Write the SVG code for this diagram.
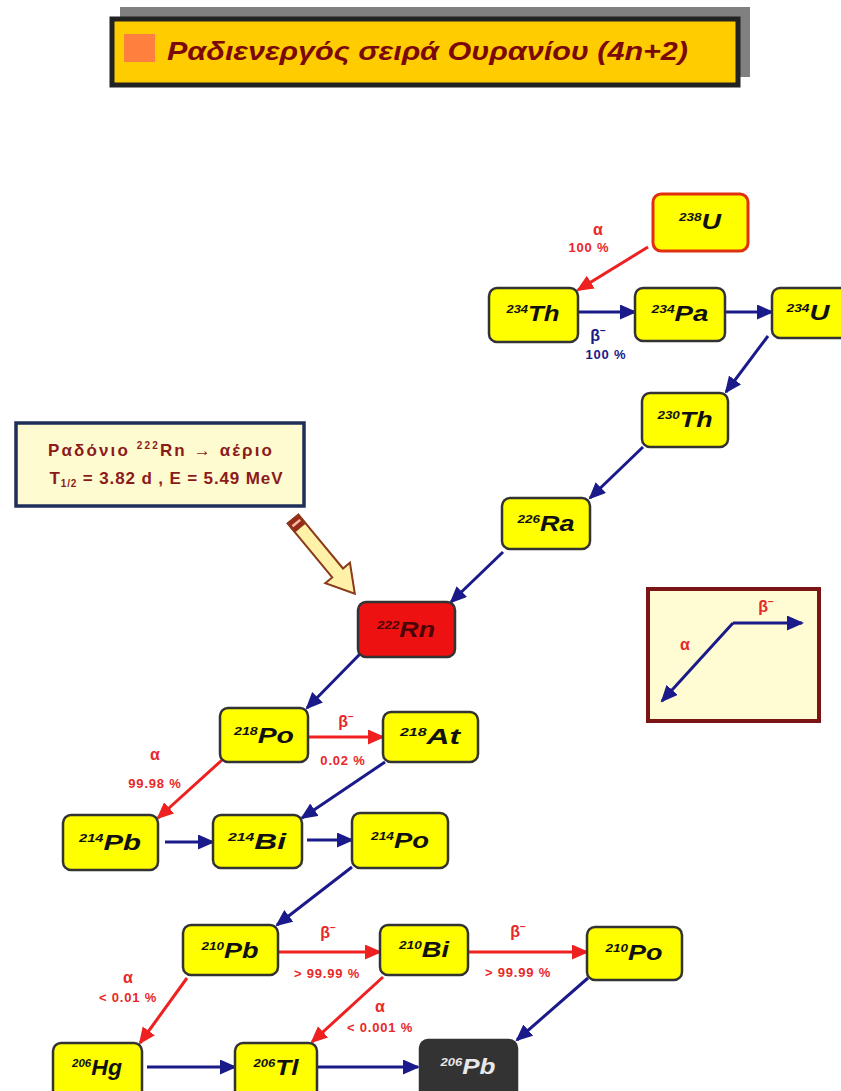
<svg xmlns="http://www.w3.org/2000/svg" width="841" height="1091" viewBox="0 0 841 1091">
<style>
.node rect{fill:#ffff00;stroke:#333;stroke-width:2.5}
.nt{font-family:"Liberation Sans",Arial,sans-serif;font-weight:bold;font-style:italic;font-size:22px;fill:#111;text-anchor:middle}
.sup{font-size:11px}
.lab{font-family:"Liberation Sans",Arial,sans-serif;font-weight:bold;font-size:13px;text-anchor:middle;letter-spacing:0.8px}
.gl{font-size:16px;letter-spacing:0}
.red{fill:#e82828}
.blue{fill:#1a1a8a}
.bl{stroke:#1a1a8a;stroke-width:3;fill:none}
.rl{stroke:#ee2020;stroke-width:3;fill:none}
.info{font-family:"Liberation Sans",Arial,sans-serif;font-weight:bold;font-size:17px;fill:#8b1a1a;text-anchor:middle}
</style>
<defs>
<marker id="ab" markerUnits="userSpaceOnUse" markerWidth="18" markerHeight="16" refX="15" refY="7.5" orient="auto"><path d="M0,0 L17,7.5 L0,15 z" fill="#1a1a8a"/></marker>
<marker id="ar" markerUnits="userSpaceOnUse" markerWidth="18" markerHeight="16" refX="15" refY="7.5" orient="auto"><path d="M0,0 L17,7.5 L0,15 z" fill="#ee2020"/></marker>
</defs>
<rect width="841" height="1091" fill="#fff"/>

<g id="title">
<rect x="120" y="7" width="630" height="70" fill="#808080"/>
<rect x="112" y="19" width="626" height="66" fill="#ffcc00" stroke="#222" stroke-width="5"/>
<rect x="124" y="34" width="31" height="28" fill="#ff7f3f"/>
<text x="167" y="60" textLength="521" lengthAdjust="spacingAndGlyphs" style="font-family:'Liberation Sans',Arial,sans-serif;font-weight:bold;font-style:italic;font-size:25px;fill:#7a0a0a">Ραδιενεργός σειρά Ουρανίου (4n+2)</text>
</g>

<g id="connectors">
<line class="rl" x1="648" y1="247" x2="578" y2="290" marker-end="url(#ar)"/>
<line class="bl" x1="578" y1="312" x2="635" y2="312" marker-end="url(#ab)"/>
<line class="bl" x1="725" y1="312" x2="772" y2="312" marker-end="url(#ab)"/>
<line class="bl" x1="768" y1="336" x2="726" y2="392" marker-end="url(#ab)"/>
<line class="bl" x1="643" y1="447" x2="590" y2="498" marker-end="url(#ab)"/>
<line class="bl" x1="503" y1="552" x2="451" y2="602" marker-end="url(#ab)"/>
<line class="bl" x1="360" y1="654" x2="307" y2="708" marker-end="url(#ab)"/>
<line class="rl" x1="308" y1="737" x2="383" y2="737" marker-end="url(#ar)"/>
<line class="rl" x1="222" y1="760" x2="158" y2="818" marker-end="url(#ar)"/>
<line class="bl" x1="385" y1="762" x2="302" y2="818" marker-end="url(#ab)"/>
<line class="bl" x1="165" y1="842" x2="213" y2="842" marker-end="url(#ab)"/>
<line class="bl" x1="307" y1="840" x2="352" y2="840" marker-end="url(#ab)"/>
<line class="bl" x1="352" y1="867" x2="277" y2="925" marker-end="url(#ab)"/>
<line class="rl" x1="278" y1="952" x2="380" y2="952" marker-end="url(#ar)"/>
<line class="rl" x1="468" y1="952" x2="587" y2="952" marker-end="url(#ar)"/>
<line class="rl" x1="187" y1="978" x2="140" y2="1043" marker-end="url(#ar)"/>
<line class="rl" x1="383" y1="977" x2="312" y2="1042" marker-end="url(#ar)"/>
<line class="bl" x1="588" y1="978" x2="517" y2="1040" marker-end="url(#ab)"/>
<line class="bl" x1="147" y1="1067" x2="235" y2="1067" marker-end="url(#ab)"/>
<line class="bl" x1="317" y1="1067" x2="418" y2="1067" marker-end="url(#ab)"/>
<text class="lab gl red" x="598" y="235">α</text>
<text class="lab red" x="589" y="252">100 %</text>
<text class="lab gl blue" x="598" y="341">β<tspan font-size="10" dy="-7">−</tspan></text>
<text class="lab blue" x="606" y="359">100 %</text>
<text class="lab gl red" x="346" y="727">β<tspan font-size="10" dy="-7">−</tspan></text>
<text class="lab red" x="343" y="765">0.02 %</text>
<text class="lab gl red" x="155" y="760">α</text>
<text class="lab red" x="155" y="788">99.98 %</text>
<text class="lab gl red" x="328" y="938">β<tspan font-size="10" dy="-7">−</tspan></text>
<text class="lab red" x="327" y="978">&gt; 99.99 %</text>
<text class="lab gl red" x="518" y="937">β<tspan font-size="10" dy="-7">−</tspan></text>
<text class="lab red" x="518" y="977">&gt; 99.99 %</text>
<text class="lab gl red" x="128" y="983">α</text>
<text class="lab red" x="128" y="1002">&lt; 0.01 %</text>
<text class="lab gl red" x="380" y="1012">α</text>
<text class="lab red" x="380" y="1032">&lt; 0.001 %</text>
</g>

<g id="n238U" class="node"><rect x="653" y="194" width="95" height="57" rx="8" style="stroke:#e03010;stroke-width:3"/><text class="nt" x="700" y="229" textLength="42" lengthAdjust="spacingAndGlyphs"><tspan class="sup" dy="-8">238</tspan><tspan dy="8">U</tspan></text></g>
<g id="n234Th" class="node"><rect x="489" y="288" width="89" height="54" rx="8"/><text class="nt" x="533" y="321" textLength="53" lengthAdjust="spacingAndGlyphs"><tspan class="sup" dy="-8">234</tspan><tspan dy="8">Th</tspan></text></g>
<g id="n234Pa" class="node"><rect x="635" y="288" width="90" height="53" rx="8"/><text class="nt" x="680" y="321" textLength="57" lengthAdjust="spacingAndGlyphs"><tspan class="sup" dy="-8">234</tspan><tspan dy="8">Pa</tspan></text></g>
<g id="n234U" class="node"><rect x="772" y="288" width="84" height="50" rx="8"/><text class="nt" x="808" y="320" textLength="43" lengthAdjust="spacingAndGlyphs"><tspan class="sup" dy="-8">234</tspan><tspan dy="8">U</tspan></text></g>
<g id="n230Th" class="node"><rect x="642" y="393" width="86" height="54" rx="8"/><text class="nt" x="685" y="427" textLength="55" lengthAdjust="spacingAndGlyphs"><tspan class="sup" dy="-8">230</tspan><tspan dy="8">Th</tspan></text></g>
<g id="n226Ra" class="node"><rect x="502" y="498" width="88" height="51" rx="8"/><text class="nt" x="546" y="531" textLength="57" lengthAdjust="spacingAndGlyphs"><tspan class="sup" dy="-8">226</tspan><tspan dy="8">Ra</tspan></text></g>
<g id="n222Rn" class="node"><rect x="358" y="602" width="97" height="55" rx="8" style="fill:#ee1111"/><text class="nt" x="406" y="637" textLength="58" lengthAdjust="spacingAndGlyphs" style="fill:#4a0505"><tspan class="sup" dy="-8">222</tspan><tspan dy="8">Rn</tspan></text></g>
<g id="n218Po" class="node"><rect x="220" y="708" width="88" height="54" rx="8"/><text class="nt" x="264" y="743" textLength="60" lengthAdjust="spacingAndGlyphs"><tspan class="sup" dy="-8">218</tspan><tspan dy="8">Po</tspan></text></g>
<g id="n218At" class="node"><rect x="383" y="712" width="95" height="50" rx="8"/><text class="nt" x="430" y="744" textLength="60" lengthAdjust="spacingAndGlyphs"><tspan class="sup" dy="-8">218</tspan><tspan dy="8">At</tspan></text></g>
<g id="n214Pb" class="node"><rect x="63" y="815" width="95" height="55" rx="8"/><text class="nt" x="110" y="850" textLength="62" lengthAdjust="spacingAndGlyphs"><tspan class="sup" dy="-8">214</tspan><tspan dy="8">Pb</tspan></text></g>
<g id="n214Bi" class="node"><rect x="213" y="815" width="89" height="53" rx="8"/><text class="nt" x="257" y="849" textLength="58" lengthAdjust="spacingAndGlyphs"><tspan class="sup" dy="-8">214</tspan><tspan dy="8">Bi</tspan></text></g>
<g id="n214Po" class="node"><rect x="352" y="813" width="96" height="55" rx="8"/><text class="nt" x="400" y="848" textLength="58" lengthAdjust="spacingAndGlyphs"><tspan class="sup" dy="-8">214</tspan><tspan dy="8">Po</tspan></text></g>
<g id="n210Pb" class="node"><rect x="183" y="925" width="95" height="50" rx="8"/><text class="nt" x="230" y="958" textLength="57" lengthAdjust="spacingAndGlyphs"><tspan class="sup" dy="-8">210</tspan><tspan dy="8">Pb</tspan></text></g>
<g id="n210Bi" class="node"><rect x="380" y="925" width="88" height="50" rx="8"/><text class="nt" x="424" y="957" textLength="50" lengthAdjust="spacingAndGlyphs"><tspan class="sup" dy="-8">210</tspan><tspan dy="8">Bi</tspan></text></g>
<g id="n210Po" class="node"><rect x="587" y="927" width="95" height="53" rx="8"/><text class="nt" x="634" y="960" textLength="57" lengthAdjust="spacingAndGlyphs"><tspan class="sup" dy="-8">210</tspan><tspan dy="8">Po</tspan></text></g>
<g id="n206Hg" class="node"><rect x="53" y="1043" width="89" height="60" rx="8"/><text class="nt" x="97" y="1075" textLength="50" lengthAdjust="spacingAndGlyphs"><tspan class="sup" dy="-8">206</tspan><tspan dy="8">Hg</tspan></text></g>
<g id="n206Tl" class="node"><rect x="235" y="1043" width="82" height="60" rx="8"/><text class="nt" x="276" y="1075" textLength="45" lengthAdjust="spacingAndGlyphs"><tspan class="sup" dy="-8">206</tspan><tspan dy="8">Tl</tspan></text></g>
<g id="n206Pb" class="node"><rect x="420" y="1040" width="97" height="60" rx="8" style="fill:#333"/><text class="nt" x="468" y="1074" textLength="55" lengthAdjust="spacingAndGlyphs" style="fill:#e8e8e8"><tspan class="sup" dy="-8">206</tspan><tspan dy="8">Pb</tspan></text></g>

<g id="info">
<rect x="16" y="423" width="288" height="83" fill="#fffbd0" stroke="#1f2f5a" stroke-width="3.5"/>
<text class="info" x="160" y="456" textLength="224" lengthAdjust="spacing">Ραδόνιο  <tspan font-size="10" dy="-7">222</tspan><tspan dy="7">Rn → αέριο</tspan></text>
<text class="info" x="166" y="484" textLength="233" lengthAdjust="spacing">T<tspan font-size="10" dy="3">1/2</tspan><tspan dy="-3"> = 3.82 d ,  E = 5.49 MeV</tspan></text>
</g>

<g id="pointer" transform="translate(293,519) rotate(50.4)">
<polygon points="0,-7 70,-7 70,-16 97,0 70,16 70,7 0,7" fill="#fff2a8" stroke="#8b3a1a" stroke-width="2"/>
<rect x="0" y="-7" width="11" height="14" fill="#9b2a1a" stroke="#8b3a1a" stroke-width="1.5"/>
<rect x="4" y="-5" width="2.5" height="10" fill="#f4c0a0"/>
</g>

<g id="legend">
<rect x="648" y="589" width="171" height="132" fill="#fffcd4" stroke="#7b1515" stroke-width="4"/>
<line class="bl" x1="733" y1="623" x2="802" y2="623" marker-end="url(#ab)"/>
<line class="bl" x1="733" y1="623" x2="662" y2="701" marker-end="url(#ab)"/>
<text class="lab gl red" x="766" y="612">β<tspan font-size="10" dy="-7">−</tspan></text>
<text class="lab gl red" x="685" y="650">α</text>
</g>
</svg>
* * *
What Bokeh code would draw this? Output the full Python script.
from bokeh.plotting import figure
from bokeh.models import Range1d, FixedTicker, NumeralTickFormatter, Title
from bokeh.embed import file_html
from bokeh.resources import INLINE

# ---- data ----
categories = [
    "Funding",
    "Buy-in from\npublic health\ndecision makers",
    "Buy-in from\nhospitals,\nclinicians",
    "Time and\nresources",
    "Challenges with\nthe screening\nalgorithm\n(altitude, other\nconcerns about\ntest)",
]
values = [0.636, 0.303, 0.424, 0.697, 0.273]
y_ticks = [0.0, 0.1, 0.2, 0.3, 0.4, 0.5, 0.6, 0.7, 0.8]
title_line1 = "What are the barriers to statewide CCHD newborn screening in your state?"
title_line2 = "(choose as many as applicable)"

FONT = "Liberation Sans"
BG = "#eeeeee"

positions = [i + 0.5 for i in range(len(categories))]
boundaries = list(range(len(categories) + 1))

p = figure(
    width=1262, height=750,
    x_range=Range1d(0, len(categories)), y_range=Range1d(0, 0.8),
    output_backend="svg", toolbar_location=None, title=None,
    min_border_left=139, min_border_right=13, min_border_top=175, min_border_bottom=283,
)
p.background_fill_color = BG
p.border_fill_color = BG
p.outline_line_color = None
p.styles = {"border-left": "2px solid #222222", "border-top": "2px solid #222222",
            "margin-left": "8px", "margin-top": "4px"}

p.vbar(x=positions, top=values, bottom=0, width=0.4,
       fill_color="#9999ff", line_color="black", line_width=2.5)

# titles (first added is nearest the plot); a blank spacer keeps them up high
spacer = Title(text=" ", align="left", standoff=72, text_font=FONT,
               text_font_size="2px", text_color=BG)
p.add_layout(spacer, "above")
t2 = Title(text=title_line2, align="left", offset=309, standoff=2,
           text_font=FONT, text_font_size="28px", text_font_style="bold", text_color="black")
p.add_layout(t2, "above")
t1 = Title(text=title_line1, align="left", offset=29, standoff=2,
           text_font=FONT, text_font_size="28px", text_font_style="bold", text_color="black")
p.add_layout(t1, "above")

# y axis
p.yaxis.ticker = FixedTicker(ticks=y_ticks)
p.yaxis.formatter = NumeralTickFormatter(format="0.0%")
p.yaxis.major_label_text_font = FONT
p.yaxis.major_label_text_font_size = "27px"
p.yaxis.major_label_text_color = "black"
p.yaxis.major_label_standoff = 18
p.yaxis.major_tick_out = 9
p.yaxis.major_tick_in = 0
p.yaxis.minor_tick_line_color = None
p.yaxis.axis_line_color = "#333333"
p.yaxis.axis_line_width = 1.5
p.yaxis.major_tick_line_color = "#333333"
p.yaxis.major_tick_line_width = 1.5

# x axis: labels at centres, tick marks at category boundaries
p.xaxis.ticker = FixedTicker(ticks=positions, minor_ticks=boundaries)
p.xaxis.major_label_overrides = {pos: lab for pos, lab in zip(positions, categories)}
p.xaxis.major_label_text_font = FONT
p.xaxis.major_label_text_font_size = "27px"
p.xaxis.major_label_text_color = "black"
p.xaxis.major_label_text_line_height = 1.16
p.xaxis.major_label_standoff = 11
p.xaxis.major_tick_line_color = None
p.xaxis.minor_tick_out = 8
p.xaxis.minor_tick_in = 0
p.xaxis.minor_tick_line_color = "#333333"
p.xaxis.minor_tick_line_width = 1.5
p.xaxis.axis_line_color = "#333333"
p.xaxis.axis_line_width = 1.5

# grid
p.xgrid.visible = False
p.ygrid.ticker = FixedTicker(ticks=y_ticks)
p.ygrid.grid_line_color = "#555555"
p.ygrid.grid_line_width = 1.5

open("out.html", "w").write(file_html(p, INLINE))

Task brief:
Report how many lines of the data hold the string "code"; give only the number.

Solution:
2